— Begin Records for this exercise —

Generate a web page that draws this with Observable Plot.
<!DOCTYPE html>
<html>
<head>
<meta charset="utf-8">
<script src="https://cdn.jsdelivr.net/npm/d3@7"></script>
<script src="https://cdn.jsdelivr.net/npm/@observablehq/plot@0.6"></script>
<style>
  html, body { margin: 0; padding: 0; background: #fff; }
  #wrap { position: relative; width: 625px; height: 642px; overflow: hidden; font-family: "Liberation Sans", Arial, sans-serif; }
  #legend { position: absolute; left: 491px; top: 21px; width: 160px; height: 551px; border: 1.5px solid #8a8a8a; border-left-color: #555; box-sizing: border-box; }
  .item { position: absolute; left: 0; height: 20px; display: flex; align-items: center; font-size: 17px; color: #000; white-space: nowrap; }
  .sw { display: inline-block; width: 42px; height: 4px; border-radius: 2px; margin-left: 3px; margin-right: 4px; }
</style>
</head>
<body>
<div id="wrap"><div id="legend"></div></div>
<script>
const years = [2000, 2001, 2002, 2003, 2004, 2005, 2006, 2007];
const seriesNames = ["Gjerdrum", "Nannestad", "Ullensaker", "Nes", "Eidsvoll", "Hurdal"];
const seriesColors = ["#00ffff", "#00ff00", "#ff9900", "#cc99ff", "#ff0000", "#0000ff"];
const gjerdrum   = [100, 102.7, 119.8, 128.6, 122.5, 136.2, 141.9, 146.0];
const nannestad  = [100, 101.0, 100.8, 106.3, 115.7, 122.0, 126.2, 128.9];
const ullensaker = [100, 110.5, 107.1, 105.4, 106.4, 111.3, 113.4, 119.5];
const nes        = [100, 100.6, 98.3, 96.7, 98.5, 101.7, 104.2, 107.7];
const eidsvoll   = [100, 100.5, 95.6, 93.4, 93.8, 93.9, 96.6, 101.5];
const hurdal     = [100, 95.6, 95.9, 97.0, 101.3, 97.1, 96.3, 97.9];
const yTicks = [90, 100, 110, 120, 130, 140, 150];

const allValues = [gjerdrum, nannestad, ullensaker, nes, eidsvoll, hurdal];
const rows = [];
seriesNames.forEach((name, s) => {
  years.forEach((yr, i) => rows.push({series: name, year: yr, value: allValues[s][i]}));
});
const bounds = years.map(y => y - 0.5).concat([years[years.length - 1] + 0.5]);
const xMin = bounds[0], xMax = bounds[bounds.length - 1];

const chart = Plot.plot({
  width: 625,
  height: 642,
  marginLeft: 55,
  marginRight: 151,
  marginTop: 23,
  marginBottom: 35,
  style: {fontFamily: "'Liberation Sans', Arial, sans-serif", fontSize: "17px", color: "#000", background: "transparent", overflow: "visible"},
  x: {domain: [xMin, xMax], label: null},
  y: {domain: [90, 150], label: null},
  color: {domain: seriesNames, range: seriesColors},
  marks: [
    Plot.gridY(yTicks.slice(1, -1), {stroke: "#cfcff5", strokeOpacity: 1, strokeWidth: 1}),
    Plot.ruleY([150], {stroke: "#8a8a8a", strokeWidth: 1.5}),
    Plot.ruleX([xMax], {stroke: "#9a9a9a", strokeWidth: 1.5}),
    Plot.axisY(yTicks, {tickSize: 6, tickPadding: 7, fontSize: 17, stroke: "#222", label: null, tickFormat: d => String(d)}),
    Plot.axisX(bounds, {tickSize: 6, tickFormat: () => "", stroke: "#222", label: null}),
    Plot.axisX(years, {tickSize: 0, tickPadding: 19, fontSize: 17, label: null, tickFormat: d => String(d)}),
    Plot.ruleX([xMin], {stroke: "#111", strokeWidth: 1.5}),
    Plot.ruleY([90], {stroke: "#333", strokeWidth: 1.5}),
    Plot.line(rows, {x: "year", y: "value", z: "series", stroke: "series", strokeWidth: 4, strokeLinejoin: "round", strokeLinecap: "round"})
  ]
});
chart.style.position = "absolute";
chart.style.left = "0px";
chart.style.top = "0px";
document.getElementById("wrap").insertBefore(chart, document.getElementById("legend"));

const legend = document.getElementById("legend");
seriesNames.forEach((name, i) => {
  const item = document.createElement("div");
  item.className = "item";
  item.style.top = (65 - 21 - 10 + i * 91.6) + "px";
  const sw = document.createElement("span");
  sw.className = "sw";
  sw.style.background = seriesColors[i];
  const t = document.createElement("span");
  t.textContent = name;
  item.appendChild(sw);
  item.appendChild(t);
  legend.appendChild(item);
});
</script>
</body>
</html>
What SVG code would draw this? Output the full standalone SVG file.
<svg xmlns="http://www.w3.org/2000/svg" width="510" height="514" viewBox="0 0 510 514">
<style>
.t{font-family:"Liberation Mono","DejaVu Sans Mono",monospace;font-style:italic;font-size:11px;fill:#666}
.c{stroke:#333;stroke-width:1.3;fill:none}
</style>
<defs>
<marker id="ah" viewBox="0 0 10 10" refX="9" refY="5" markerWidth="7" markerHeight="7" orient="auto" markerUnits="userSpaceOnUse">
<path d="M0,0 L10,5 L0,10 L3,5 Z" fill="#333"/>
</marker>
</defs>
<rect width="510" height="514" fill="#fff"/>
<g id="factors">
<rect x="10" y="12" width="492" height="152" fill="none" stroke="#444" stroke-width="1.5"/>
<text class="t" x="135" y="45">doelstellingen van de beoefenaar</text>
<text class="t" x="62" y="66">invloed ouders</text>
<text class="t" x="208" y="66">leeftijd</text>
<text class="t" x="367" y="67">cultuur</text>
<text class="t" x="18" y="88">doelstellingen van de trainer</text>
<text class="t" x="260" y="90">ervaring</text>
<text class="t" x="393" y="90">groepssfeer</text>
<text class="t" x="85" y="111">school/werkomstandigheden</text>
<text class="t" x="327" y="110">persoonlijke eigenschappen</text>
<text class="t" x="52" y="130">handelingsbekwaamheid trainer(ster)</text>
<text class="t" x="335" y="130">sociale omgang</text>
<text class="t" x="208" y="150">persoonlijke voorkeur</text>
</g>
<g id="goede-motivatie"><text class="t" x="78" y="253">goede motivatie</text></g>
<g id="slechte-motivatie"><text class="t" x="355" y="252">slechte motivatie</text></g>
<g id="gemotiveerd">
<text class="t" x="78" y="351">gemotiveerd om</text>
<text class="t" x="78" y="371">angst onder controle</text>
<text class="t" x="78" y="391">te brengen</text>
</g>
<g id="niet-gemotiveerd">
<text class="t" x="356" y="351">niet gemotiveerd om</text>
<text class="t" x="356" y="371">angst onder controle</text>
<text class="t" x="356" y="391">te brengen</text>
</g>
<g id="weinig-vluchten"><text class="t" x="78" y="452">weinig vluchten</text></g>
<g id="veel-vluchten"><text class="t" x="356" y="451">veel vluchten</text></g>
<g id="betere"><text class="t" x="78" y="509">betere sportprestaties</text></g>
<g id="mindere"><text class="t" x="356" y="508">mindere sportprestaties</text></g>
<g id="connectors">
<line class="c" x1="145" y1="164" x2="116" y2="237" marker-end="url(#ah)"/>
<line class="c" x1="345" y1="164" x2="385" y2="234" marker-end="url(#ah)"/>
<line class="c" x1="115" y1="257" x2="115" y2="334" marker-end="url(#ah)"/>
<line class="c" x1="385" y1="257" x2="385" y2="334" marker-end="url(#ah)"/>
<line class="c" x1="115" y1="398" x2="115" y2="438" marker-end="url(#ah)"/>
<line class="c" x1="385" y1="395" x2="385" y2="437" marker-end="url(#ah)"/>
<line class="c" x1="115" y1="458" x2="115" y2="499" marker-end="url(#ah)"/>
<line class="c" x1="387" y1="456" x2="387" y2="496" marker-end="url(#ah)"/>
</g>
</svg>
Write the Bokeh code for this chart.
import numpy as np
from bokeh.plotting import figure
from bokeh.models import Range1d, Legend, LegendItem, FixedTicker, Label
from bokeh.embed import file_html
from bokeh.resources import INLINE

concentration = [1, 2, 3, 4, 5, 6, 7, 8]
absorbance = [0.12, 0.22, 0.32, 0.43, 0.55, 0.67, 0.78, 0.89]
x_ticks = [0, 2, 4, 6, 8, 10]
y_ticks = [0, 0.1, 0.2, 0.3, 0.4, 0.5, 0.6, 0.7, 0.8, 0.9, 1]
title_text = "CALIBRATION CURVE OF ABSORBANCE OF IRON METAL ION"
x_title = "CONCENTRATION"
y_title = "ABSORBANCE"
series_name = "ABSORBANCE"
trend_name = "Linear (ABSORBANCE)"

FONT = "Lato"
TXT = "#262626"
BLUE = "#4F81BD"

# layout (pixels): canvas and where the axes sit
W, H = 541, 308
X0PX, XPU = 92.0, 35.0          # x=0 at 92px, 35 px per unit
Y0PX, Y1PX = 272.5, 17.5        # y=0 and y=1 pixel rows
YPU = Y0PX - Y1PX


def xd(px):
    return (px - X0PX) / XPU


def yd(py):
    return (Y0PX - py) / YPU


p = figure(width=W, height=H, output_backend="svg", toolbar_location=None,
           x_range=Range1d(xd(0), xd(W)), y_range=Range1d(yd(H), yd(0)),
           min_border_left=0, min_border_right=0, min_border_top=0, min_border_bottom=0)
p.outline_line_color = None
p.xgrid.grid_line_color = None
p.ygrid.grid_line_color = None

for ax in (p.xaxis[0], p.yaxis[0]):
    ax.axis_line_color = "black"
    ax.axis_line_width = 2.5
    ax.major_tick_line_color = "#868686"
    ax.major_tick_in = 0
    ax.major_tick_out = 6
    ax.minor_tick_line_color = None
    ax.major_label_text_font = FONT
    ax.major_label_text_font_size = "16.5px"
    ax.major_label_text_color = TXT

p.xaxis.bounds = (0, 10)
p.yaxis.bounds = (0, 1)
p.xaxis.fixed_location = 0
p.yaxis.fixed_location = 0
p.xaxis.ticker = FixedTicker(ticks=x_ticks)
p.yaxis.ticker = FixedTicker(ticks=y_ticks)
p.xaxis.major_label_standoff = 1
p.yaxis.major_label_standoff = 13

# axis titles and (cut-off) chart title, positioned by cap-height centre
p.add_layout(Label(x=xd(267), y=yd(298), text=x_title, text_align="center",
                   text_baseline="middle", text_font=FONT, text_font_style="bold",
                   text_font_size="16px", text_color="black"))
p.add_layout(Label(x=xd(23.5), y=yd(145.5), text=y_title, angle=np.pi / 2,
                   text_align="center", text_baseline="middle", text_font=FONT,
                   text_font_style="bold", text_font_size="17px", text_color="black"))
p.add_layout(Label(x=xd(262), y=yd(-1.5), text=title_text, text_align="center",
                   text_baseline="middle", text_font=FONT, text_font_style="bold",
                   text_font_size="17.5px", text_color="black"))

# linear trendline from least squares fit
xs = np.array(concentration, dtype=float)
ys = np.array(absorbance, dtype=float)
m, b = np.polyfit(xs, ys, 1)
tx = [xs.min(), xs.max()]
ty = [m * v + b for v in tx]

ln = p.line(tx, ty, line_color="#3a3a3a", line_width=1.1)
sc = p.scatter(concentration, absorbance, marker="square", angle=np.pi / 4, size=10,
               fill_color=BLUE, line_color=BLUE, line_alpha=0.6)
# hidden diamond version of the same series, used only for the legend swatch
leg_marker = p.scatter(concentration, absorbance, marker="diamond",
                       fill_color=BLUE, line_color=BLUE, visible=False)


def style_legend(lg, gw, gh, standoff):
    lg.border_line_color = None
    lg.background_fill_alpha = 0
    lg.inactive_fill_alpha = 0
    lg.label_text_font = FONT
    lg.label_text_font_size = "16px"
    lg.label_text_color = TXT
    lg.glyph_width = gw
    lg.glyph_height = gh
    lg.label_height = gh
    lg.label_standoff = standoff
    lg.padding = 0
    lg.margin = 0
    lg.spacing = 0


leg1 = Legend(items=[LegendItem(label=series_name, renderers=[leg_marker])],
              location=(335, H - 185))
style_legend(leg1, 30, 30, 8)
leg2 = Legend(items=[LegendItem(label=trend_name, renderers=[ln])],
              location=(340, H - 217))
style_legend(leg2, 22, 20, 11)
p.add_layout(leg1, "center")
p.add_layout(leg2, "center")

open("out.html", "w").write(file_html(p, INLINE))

— End Records for this exercise —

■ Given problem ■
Only a number is wanted: how many lines of the material above hold "code"?

■ Task output ■
2